For all of 2012, the country's third largest bank by assets posted earnings of $11.9 billion, or $3.86 per share, for a 0.63 return on assets. This compares with $10.1 billion or $3.30 per share in 2011. Its Tier One common equity ratio ended 2012 at 12.7%, over twice what is considered "well capitalized," and its Basel III capital was about 8.7%. With these comfortable capital margins, Citigroup will almost certainly pass this winter's "stress test" and be allowed what it sought to do last year, buy back $8 billion of its stock.
Heartening to me is that after years of shrinking, in 2012, Citigroup, net of its steadily shrinking Citi Holdings unit, showed some growth. Deposits and core loans both grew by 7% from the end of 2011. Citigroup's net interest margin showed resiliency throughout the year, ending at 2.93%, the same as 2011. Citigroup's big investment bank also had a decent quarter, with its revenues up 47% from the year earlier. It also was awarded a co-lead of what may be the largest domestic offering for 2013, the Government's stake in General Motors (NYSE:GM).
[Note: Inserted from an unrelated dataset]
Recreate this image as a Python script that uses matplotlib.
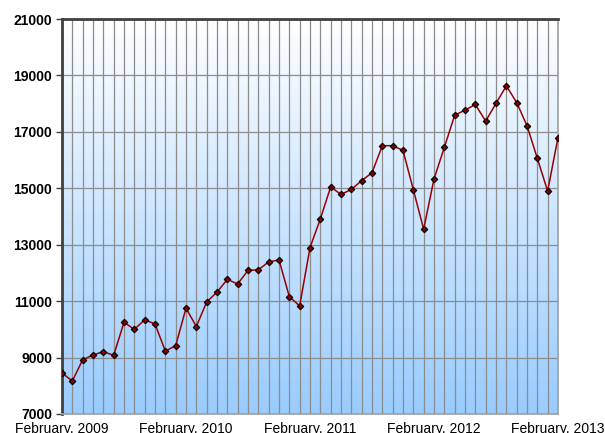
import numpy as np
import matplotlib
matplotlib.use("Agg")
import matplotlib.pyplot as plt

plt.rcParams['font.family'] = ['Liberation Sans', 'DejaVu Sans']

# monthly values, February 2009 .. February 2013
values = [8450, 8170, 8920, 9090, 9210, 9080, 10250, 10000, 10340, 10190,
          9230, 9420, 10750, 10100, 10970, 11320, 11770, 11610, 12090, 12110,
          12390, 12460, 11160, 10830, 12900, 13910, 15050, 14780, 14960, 15270,
          15550, 16510, 16510, 16340, 14950, 13550, 15330, 16450, 17590, 17770,
          17970, 17380, 18010, 18630, 18040, 17220, 16060, 14900, 16800]
year_labels = ["February, 2009", "February, 2010", "February, 2011",
               "February, 2012", "February, 2013"]
y_ticks = [7000, 9000, 11000, 13000, 15000, 17000, 19000, 21000]

x = np.arange(len(values))

fig = plt.figure(figsize=(6.05, 4.33), dpi=100)
ax = fig.add_axes([0.1025, 0.0439, 0.8198, 0.9122])

# vertical gradient background, white at top to light blue at bottom
grad = np.linspace(0, 1, 256).reshape(-1, 1)
top = np.array([1.0, 1.0, 1.0])
bottom = np.array([0.60, 0.80, 1.0])
img = top + grad * (bottom - top)
img = img.reshape(256, 1, 3)
ax.imshow(img, extent=[0, 1, 0, 1], transform=ax.transAxes, aspect='auto',
          zorder=0, interpolation='bilinear')

ax.set_xlim(0, len(values) - 1)
ax.set_ylim(7000, 21000)

# gridlines
for xi in x:
    ax.axvline(xi, color='#8c8c8c', lw=0.9, zorder=1)
for yv in y_ticks:
    ax.axhline(yv, color='#8c8c8c', lw=0.9, zorder=1)

ax.plot(x, values, color='#990000', lw=1.1, zorder=3,
        marker='D', markersize=3.3, markerfacecolor='#800000',
        markeredgecolor='black', markeredgewidth=0.8)

ax.set_yticks(y_ticks)
ax.set_yticklabels([str(v) for v in y_ticks], fontsize=10, fontweight='bold')
ax.set_xticks(x[::12])
ax.set_xticklabels(year_labels, fontsize=10)
ax.tick_params(axis='x', length=0, pad=6)
ax.tick_params(axis='y', length=4, width=1, color='#404040', pad=3)

for side in ['left', 'top']:
    ax.spines[side].set_color('#404040')
    ax.spines[side].set_linewidth(2)
for side in ['right', 'bottom']:
    ax.spines[side].set_color('#a0a0a0')
    ax.spines[side].set_linewidth(1.2)

fig.savefig('out.png', dpi=100)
Giving pause to Citigroup's immediate future was a comment made by its new CEO, "We've got to get to a point where we stop destroying our shareholders' capital," Corbat said. "We are not satisfied with these bottom-line earnings." The implication I take from this is that there will be more "destruction of capital," or write-downs, in coming quarters. Despite this, I am generally bullish on Citigroup's future. It has a PEG of 1.0, and there is a feeling that management "held back" on reporting better earnings this quarter by not releasing excess loan reserves. The stock price is about 8% of last decade's high price points, so there is a lot of room. Those who can afford to wait out the risk of a few more rough quarters might be interested in the strong growth potential of this equity over the long run.
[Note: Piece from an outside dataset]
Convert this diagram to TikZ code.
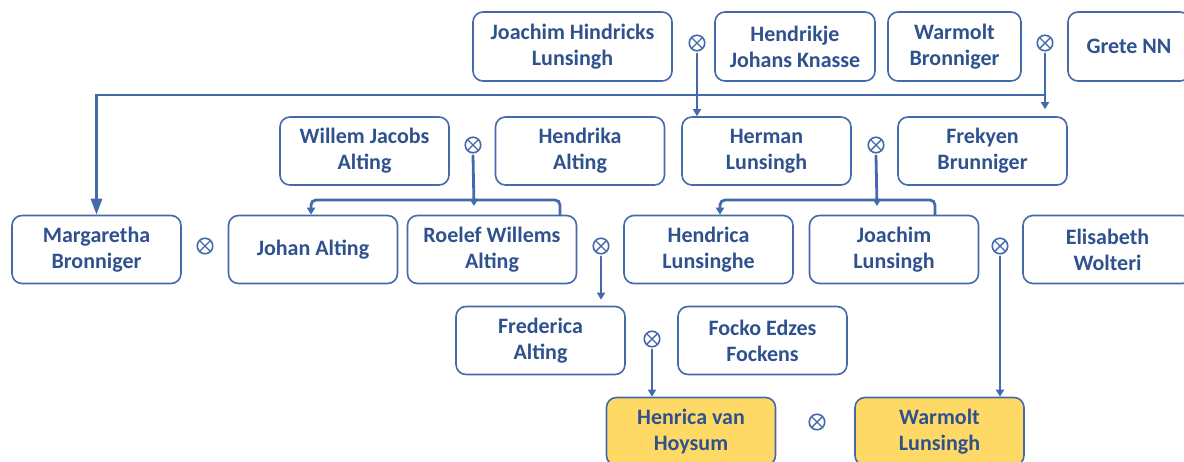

One of the country's steadiest big banks in recent years has been North Carolina's BB&T (NYSE:BBT). It did nothing to disappoint in the fourth quarter, with earnings of $506 million, or $0.71 per share, a 29% jump from the fourth quarter of 2011's $391 million, or $0.55 per share. This was not a surprise; rather, income was right on target with predictions. But BB&T's revenue, which for nearly every other bank was coming up short of Wall Street forecasts, actually exceeded analysts' predictions there as well, with total revenues up 5% from the year earlier to $2.53 billion. Analysts had predicted $2.45 billion. For all of 2012, BB&T earned $1.92 billion, or $2.70 per share, compared to $696 million, or $1.83 per share, in 2011. BB&T's return on assets in 2012 was 1.14%, reaching 1.20% in the fourth quarter. Its efficiency ratio was a fine 54.3.
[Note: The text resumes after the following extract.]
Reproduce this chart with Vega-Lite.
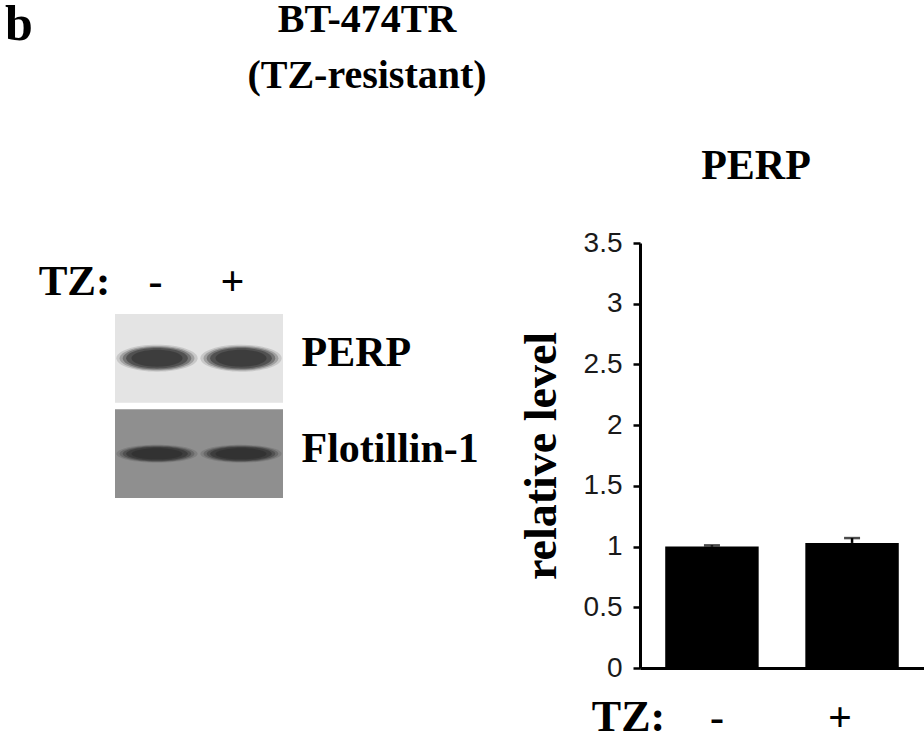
{
  "$schema": "https://vega.github.io/schema/vega-lite/v6.json",
  "background": "white",
  "padding": {"left": 5, "top": 0, "right": 0, "bottom": 0},
  "title": {
    "text": ["BT-474TR", "(TZ-resistant)"],
    "font": "Liberation Serif",
    "fontWeight": "bold",
    "fontSize": 40,
    "lineHeight": 56,
    "color": "black",
    "anchor": "middle",
    "frame": "group",
    "dx": 252,
    "dy": 100
  },
  "bounds": "flush",
  "spacing": 357,
  "config": {
    "view": {"stroke": null},
    "axis": {"grid": false}
  },
  "hconcat": [
    {
      "width": 168,
      "height": 326,
      "title": {
        "text": "b",
        "font": "Liberation Serif",
        "fontWeight": "bold",
        "fontSize": 50,
        "color": "black",
        "anchor": "start",
        "frame": "group",
        "dx": -110,
        "offset": 193
      },
      "data": {
        "values": [
          {"row": "PERP", "lane": "-"},
          {"row": "PERP", "lane": "+"},
          {"row": "Flotillin-1", "lane": "-"},
          {"row": "Flotillin-1", "lane": "+"}
        ]
      },
      "encoding": {
        "y": {
          "field": "row",
          "type": "nominal",
          "sort": ["PERP", "Flotillin-1"],
          "scale": {"paddingInner": 0.073, "paddingOuter": 0.743},
          "axis": {
            "orient": "right",
            "title": null,
            "domain": false,
            "ticks": false,
            "tickSize": 0,
            "labelPadding": 18,
            "labelFont": "Liberation Serif",
            "labelFontWeight": "bold",
            "labelFontSize": 42,
            "labelColor": "black",
            "labelBaseline": "alphabetic",
            "labelOffset": 8
          }
        }
      },
      "layer": [
        {
          "mark": {"type": "rect"},
          "encoding": {
            "color": {
              "field": "row",
              "type": "nominal",
              "scale": {"domain": ["PERP", "Flotillin-1"], "range": ["#e4e4e4", "#8f8f8f"]},
              "legend": null
            }
          }
        },
        {
          "mark": {"type": "point", "filled": true, "color": "#262626", "opacity": 0.15, "size": 6600},
          "encoding": {
            "x": {
              "field": "lane",
              "type": "nominal",
              "sort": ["-", "+"],
              "scale": {"paddingInner": 0, "paddingOuter": 0},
              "axis": {
                "orient": "top",
                "offset": -71,
                "domain": false,
                "ticks": false,
                "tickSize": 0,
                "labelAngle": 0,
                "labelPadding": 20,
                "labelBaseline": "alphabetic",
                "labelFont": "Liberation Serif",
                "labelFontWeight": "bold",
                "labelFontSize": 42,
                "labelColor": "black",
                "labelOffset": {"condition": {"test": "datum.label == '+'", "value": -9}, "value": -2},
                "title": "TZ:",
                "titleFont": "Liberation Serif",
                "titleFontWeight": "bold",
                "titleFontSize": 43,
                "titleColor": "black",
                "titleAngle": 0,
                "titleAlign": "center",
                "titleBaseline": "alphabetic",
                "titleX": -41,
                "titleY": -20
              }
            },
            "shape": {
              "field": "row",
              "type": "nominal",
              "scale": {
                "domain": ["PERP", "Flotillin-1"],
                "range": [
                  "M-1,0A1,0.33,0,1,0,1,0A1,0.33,0,1,0,-1,0Z",
                  "M-1,0A1,0.22,0,1,0,1,0A1,0.22,0,1,0,-1,0Z"
                ]
              },
              "legend": null
            }
          }
        },
        {
          "mark": {"type": "point", "filled": true, "color": "#262626", "opacity": 0.25, "size": 5600},
          "encoding": {
            "x": {"field": "lane", "type": "nominal", "sort": ["-", "+"]},
            "shape": {"field": "row", "type": "nominal", "legend": null}
          }
        },
        {
          "mark": {"type": "point", "filled": true, "color": "#262626", "opacity": 0.35, "size": 4700},
          "encoding": {
            "x": {"field": "lane", "type": "nominal", "sort": ["-", "+"]},
            "shape": {"field": "row", "type": "nominal", "legend": null}
          }
        },
        {
          "mark": {"type": "point", "filled": true, "color": "#262626", "opacity": 0.45, "size": 3800},
          "encoding": {
            "x": {"field": "lane", "type": "nominal", "sort": ["-", "+"]},
            "shape": {"field": "row", "type": "nominal", "legend": null}
          }
        },
        {
          "mark": {"type": "point", "filled": true, "color": "#262626", "opacity": 0.45, "size": 2600},
          "encoding": {
            "x": {"field": "lane", "type": "nominal", "sort": ["-", "+"]},
            "shape": {"field": "row", "type": "nominal", "legend": null}
          }
        }
      ]
    },
    {
      "width": 284,
      "height": 425,
      "title": {
        "text": "PERP",
        "font": "Liberation Serif",
        "fontWeight": "bold",
        "fontSize": 42,
        "color": "black",
        "anchor": "middle",
        "frame": "group",
        "dx": -26,
        "offset": 41
      },
      "data": {
        "values": [
          {"tz": "-", "level": 1.0, "upper": 1.01},
          {"tz": "+", "level": 1.03, "upper": 1.07}
        ]
      },
      "encoding": {
        "x": {
          "field": "tz",
          "type": "nominal",
          "sort": ["-", "+"],
          "scale": {"paddingInner": 0.333, "paddingOuter": 0.18},
          "axis": {
            "orient": "bottom",
            "domainColor": "black",
            "domainWidth": 3,
            "ticks": false,
            "tickSize": 0,
            "labelAngle": 0,
            "labelPadding": 62,
            "labelBaseline": "alphabetic",
            "labelFont": "Liberation Serif",
            "labelFontWeight": "bold",
            "labelFontSize": 42,
            "labelColor": "black",
            "labelOffset": {"condition": {"test": "datum.label == '+'", "value": -12}, "value": 5},
            "title": "TZ:",
            "titleFont": "Liberation Serif",
            "titleFontWeight": "bold",
            "titleFontSize": 44,
            "titleColor": "black",
            "titleAngle": 0,
            "titleAlign": "center",
            "titleBaseline": "alphabetic",
            "titleX": -12,
            "titleY": 62
          }
        }
      },
      "layer": [
        {
          "mark": {"type": "bar", "color": "black"},
          "encoding": {
            "y": {
              "field": "level",
              "type": "quantitative",
              "scale": {"domain": [0, 3.5], "nice": false},
              "axis": {
                "values": [0, 0.5, 1, 1.5, 2, 2.5, 3, 3.5],
                "format": "~g",
                "domainColor": "black",
                "domainWidth": 3,
                "tickColor": "black",
                "tickWidth": 2.5,
                "tickSize": 7,
                "labelPadding": 11,
                "labelFont": "Liberation Sans",
                "labelFontSize": 28,
                "labelColor": "#1a1a1a",
                "title": "relative level",
                "titleFont": "Liberation Serif",
                "titleFontWeight": "bold",
                "titleFontSize": 46,
                "titleColor": "black",
                "titlePadding": 18
              }
            }
          }
        },
        {
          "mark": {"type": "rule", "color": "black", "strokeWidth": 2.5},
          "encoding": {
            "y": {"field": "level", "type": "quantitative"},
            "y2": {"field": "upper"}
          }
        },
        {
          "mark": {"type": "tick", "color": "black", "thickness": 2.5, "size": 16},
          "encoding": {
            "y": {"field": "upper", "type": "quantitative"}
          }
        }
      ]
    }
  ]
}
The success of the fourth quarter was revenue driven. BB&T is not a cheaply run enterprise, with nearly 1,800 branches across the mid-Atlantic and Gulf Coast states. Recent acquisitions of an insurance company and Bank Atlantic both assisted the revenue and earnings growth. I believe this fine bank is undervalued today, trading, for instance, at a PEG of 0.89. I expect low double-digit annual profit growth over the next several years, and that growth is not reflected in the stock price. I believe this makes a fine holding for a good many growth and income investors.
Northeastern regional bank Webster Financial (NYSE:WBS) continued the pattern of strong fourth quarter earnings for regional banks. It posted fourth quarter earnings of $48 million, or $0.52 per share, beating the fourth quarter of 2011 results by 21%, and even the third quarter of 2012 by eight percent. Commercial loans grew by 16% from a year ago, and the bank's return on assets peaked at 0.98% for the fourth quarter. Overall in 2012, Webster earned $171 million, or $1.86 per share, an improvement of 17% from 2011. By most measures other than stock price, Webster has fully recovered from its huge losses late last decade.
But with its net interest margin of 3.27% -- well below most well-performing regional banks -- and with a fourth quarter behind us, I just don't see a lot of growth in Webster over the next year or two. Its present price to earnings ratio is probably overextended, as it is trading at a PEG of 2.4. I do not recommend this stock at anywhere near the current price point.